- Collected material:
++++++++

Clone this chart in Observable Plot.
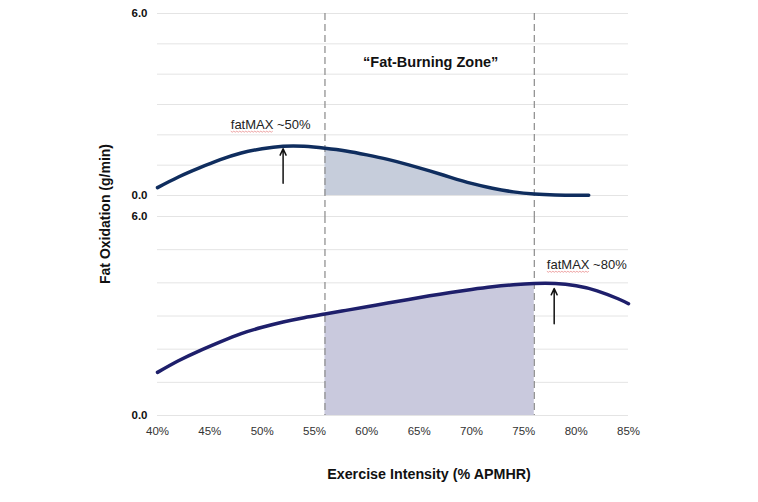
<!DOCTYPE html>
<html>
<head>
<meta charset="utf-8">
<script src="https://cdn.jsdelivr.net/npm/d3@7"></script>
<script src="https://cdn.jsdelivr.net/npm/@observablehq/plot@0.6"></script>
<style>
  html, body { margin: 0; padding: 0; background: #fff; }
  #wrap { position: relative; width: 758px; height: 502px; font-family: "Liberation Sans", Arial, sans-serif; overflow: hidden; }
  #top, #bottom { position: absolute; left: 0; }
  #top { top: 0; }
  #bottom { top: 200px; }
  .ytitle { position: absolute; left: 105px; top: 214px; transform: translate(-50%, -50%) rotate(-90deg); font-weight: bold; font-size: 14px; color: #111; white-space: nowrap; }
  .xtitle { position: absolute; left: 429px; top: 474px; transform: translate(-50%, -50%); font-weight: bold; font-size: 14.3px; color: #111; white-space: nowrap; }
</style>
</head>
<body>
<div id="wrap">
  <div id="top"></div>
  <div id="bottom"></div>
  <div class="ytitle">Fat Oxidation (g/min)</div>
  <div class="xtitle">Exercise Intensity (% APMHR)</div>
</div>
<script>
// ---- data ----
// top panel: fat oxidation curve peaking near 50-54%
const topX = [40, 42, 44, 46, 48, 50, 52, 54, 56, 58, 60, 62, 64, 66, 68, 70, 72, 74, 76, 78, 80, 81.2];
const topY = [0.26, 0.61, 0.91, 1.18, 1.40, 1.54, 1.62, 1.62, 1.56, 1.47, 1.34, 1.19, 1.01, 0.81, 0.60, 0.40, 0.24, 0.12, 0.05, 0.02, 0.01, 0.01];
// bottom panel: fat oxidation curve peaking near 76-78%
const bottomX = [40, 42, 44, 46, 48, 50, 52, 54, 56, 58, 60, 62, 64, 66, 68, 70, 72, 74, 76, 78, 80, 82, 84, 85];
const bottomY = [1.30, 1.65, 1.95, 2.22, 2.47, 2.66, 2.82, 2.95, 3.06, 3.17, 3.28, 3.39, 3.50, 3.61, 3.71, 3.80, 3.88, 3.94, 3.98, 3.98, 3.91, 3.76, 3.52, 3.37];

const zoneBounds = [56, 76];
const xTicks = [40, 45, 50, 55, 60, 65, 70, 75, 80, 85];
const yGrid = [0, 1, 2, 3, 4, 5, 6];
const yLabels = [0, 6];

const topArrow = [{x: 52, y1: 0.40, y2: 1.54}];
const bottomArrow = [{x: 77.9, y1: 2.77, y2: 3.83}];
const topNote = [{x: 47.0, y: 2.34, text: "fatMAX ~50%"}];
const bottomNote = [{x: 77.2, y: 4.55, text: "fatMAX ~80%"}];
const zoneTitle = [{x: 66.1, y: 4.39, text: "\u201cFat-Burning Zone\u201d"}];

const topData = topX.map((x, i) => ({x, y: topY[i]}));
const bottomData = bottomX.map((x, i) => ({x, y: bottomY[i]}));
const inZone = d => d.x >= zoneBounds[0] && d.x <= zoneBounds[1];

const common = {
  width: 758,
  marginLeft: 157,
  marginRight: 130,
  style: {fontFamily: '"Liberation Sans", Arial, sans-serif', background: "transparent", overflow: "visible"}
};

function yAxis() {
  return Plot.axisY(yLabels, {tickSize: 0, tickPadding: 10, tickFormat: d => d.toFixed(1), fontWeight: "bold", fontSize: 11.5, fill: "#111", label: null});
}

const topPlot = Plot.plot({
  ...common,
  height: 200,
  marginTop: 13,
  marginBottom: 5,
  x: {domain: [40, 85], axis: null},
  y: {domain: [0, 6]},
  marks: [
    Plot.gridY(yGrid, {stroke: "#e4e4e4", strokeOpacity: 1}),
    yAxis(),
    Plot.areaY(topData.filter(inZone), {x: "x", y: "y", fill: "#c6cddb", curve: "natural"}),
    Plot.ruleX(zoneBounds, {stroke: "#8a8a8a", strokeDasharray: "7,4", strokeWidth: 1.2, insetBottom: -21}),
    Plot.line(topData, {x: "x", y: "y", stroke: "#0f2d5e", strokeWidth: 3.5, curve: "natural"}),
    Plot.arrow(topArrow, {x1: "x", x2: "x", y1: "y1", y2: "y2", stroke: "#111", strokeWidth: 1.5, headLength: 7, headAngle: 50}),
    Plot.text(topNote, {x: "x", y: "y", text: "text", textAnchor: "start", fontSize: 13, fill: "#222", className: "fatmax"}),
    Plot.text(zoneTitle, {x: "x", y: "y", text: "text", fontSize: 14.5, fontWeight: "bold", fill: "#111"})
  ]
});

const bottomPlot = Plot.plot({
  ...common,
  height: 302,
  marginTop: 16,
  marginBottom: 87,
  x: {domain: [40, 85]},
  y: {domain: [0, 6]},
  marks: [
    Plot.gridY(yGrid, {stroke: "#e4e4e4", strokeOpacity: 1}),
    yAxis(),
    Plot.axisX(xTicks, {tickSize: 0, tickPadding: 11, tickFormat: d => d + "%", fontSize: 11.5, fill: "#333", label: null}),
    Plot.areaY(bottomData.filter(inZone), {x: "x", y: "y", fill: "#c9c9dd", curve: "natural"}),
    Plot.ruleX(zoneBounds, {stroke: "#8a8a8a", strokeDasharray: "7,4", strokeWidth: 1.2}),
    Plot.line(bottomData, {x: "x", y: "y", stroke: "#1e1f6b", strokeWidth: 3.5, curve: "natural"}),
    Plot.arrow(bottomArrow, {x1: "x", x2: "x", y1: "y1", y2: "y2", stroke: "#111", strokeWidth: 1.5, headLength: 7, headAngle: 50}),
    Plot.text(bottomNote, {x: "x", y: "y", text: "text", textAnchor: "start", fontSize: 13, fill: "#222", className: "fatmax"})
  ]
});

document.getElementById("top").appendChild(topPlot);
document.getElementById("bottom").appendChild(bottomPlot);

// spell-check style wavy underline under "fatMAX"
d3.selectAll(".fatmax text").each(function() {
  const s = this.textContent;
  const word = s.split(" ")[0];
  const bb = this.getBBox();
  const w = this.getSubStringLength(0, word.length);
  const y0 = bb.y + bb.height - 0.5;
  const path = d3.path();
  path.moveTo(bb.x, y0);
  let k = 0;
  for (let x = bb.x + 1.5; x <= bb.x + w + 0.1; x += 1.5, k++) {
    path.lineTo(x, y0 + (k % 2 === 0 ? 1 : 0));
  }
  d3.select(this.parentNode).append("path")
    .attr("d", path.toString())
    .attr("transform", this.getAttribute("transform"))
    .attr("fill", "none")
    .attr("stroke", "#e57373")
    .attr("stroke-width", 0.8)
    .attr("stroke-opacity", 0.8);
});
</script>
</body>
</html>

++++++++

- Goal of the exercise: Without the pictures, print the whole listing exactly as given.

- Response to this task:
Clone this chart in Observable Plot.
<!DOCTYPE html>
<html>
<head>
<meta charset="utf-8">
<script src="https://cdn.jsdelivr.net/npm/d3@7"></script>
<script src="https://cdn.jsdelivr.net/npm/@observablehq/plot@0.6"></script>
<style>
  html, body { margin: 0; padding: 0; background: #fff; }
  #wrap { position: relative; width: 758px; height: 502px; font-family: "Liberation Sans", Arial, sans-serif; overflow: hidden; }
  #top, #bottom { position: absolute; left: 0; }
  #top { top: 0; }
  #bottom { top: 200px; }
  .ytitle { position: absolute; left: 105px; top: 214px; transform: translate(-50%, -50%) rotate(-90deg); font-weight: bold; font-size: 14px; color: #111; white-space: nowrap; }
  .xtitle { position: absolute; left: 429px; top: 474px; transform: translate(-50%, -50%); font-weight: bold; font-size: 14.3px; color: #111; white-space: nowrap; }
</style>
</head>
<body>
<div id="wrap">
  <div id="top"></div>
  <div id="bottom"></div>
  <div class="ytitle">Fat Oxidation (g/min)</div>
  <div class="xtitle">Exercise Intensity (% APMHR)</div>
</div>
<script>
// ---- data ----
// top panel: fat oxidation curve peaking near 50-54%
const topX = [40, 42, 44, 46, 48, 50, 52, 54, 56, 58, 60, 62, 64, 66, 68, 70, 72, 74, 76, 78, 80, 81.2];
const topY = [0.26, 0.61, 0.91, 1.18, 1.40, 1.54, 1.62, 1.62, 1.56, 1.47, 1.34, 1.19, 1.01, 0.81, 0.60, 0.40, 0.24, 0.12, 0.05, 0.02, 0.01, 0.01];
// bottom panel: fat oxidation curve peaking near 76-78%
const bottomX = [40, 42, 44, 46, 48, 50, 52, 54, 56, 58, 60, 62, 64, 66, 68, 70, 72, 74, 76, 78, 80, 82, 84, 85];
const bottomY = [1.30, 1.65, 1.95, 2.22, 2.47, 2.66, 2.82, 2.95, 3.06, 3.17, 3.28, 3.39, 3.50, 3.61, 3.71, 3.80, 3.88, 3.94, 3.98, 3.98, 3.91, 3.76, 3.52, 3.37];

const zoneBounds = [56, 76];
const xTicks = [40, 45, 50, 55, 60, 65, 70, 75, 80, 85];
const yGrid = [0, 1, 2, 3, 4, 5, 6];
const yLabels = [0, 6];

const topArrow = [{x: 52, y1: 0.40, y2: 1.54}];
const bottomArrow = [{x: 77.9, y1: 2.77, y2: 3.83}];
const topNote = [{x: 47.0, y: 2.34, text: "fatMAX ~50%"}];
const bottomNote = [{x: 77.2, y: 4.55, text: "fatMAX ~80%"}];
const zoneTitle = [{x: 66.1, y: 4.39, text: "\u201cFat-Burning Zone\u201d"}];

const topData = topX.map((x, i) => ({x, y: topY[i]}));
const bottomData = bottomX.map((x, i) => ({x, y: bottomY[i]}));
const inZone = d => d.x >= zoneBounds[0] && d.x <= zoneBounds[1];

const common = {
  width: 758,
  marginLeft: 157,
  marginRight: 130,
  style: {fontFamily: '"Liberation Sans", Arial, sans-serif', background: "transparent", overflow: "visible"}
};

function yAxis() {
  return Plot.axisY(yLabels, {tickSize: 0, tickPadding: 10, tickFormat: d => d.toFixed(1), fontWeight: "bold", fontSize: 11.5, fill: "#111", label: null});
}

const topPlot = Plot.plot({
  ...common,
  height: 200,
  marginTop: 13,
  marginBottom: 5,
  x: {domain: [40, 85], axis: null},
  y: {domain: [0, 6]},
  marks: [
    Plot.gridY(yGrid, {stroke: "#e4e4e4", strokeOpacity: 1}),
    yAxis(),
    Plot.areaY(topData.filter(inZone), {x: "x", y: "y", fill: "#c6cddb", curve: "natural"}),
    Plot.ruleX(zoneBounds, {stroke: "#8a8a8a", strokeDasharray: "7,4", strokeWidth: 1.2, insetBottom: -21}),
    Plot.line(topData, {x: "x", y: "y", stroke: "#0f2d5e", strokeWidth: 3.5, curve: "natural"}),
    Plot.arrow(topArrow, {x1: "x", x2: "x", y1: "y1", y2: "y2", stroke: "#111", strokeWidth: 1.5, headLength: 7, headAngle: 50}),
    Plot.text(topNote, {x: "x", y: "y", text: "text", textAnchor: "start", fontSize: 13, fill: "#222", className: "fatmax"}),
    Plot.text(zoneTitle, {x: "x", y: "y", text: "text", fontSize: 14.5, fontWeight: "bold", fill: "#111"})
  ]
});

const bottomPlot = Plot.plot({
  ...common,
  height: 302,
  marginTop: 16,
  marginBottom: 87,
  x: {domain: [40, 85]},
  y: {domain: [0, 6]},
  marks: [
    Plot.gridY(yGrid, {stroke: "#e4e4e4", strokeOpacity: 1}),
    yAxis(),
    Plot.axisX(xTicks, {tickSize: 0, tickPadding: 11, tickFormat: d => d + "%", fontSize: 11.5, fill: "#333", label: null}),
    Plot.areaY(bottomData.filter(inZone), {x: "x", y: "y", fill: "#c9c9dd", curve: "natural"}),
    Plot.ruleX(zoneBounds, {stroke: "#8a8a8a", strokeDasharray: "7,4", strokeWidth: 1.2}),
    Plot.line(bottomData, {x: "x", y: "y", stroke: "#1e1f6b", strokeWidth: 3.5, curve: "natural"}),
    Plot.arrow(bottomArrow, {x1: "x", x2: "x", y1: "y1", y2: "y2", stroke: "#111", strokeWidth: 1.5, headLength: 7, headAngle: 50}),
    Plot.text(bottomNote, {x: "x", y: "y", text: "text", textAnchor: "start", fontSize: 13, fill: "#222", className: "fatmax"})
  ]
});

document.getElementById("top").appendChild(topPlot);
document.getElementById("bottom").appendChild(bottomPlot);

// spell-check style wavy underline under "fatMAX"
d3.selectAll(".fatmax text").each(function() {
  const s = this.textContent;
  const word = s.split(" ")[0];
  const bb = this.getBBox();
  const w = this.getSubStringLength(0, word.length);
  const y0 = bb.y + bb.height - 0.5;
  const path = d3.path();
  path.moveTo(bb.x, y0);
  let k = 0;
  for (let x = bb.x + 1.5; x <= bb.x + w + 0.1; x += 1.5, k++) {
    path.lineTo(x, y0 + (k % 2 === 0 ? 1 : 0));
  }
  d3.select(this.parentNode).append("path")
    .attr("d", path.toString())
    .attr("transform", this.getAttribute("transform"))
    .attr("fill", "none")
    .attr("stroke", "#e57373")
    .attr("stroke-width", 0.8)
    .attr("stroke-opacity", 0.8);
});
</script>
</body>
</html>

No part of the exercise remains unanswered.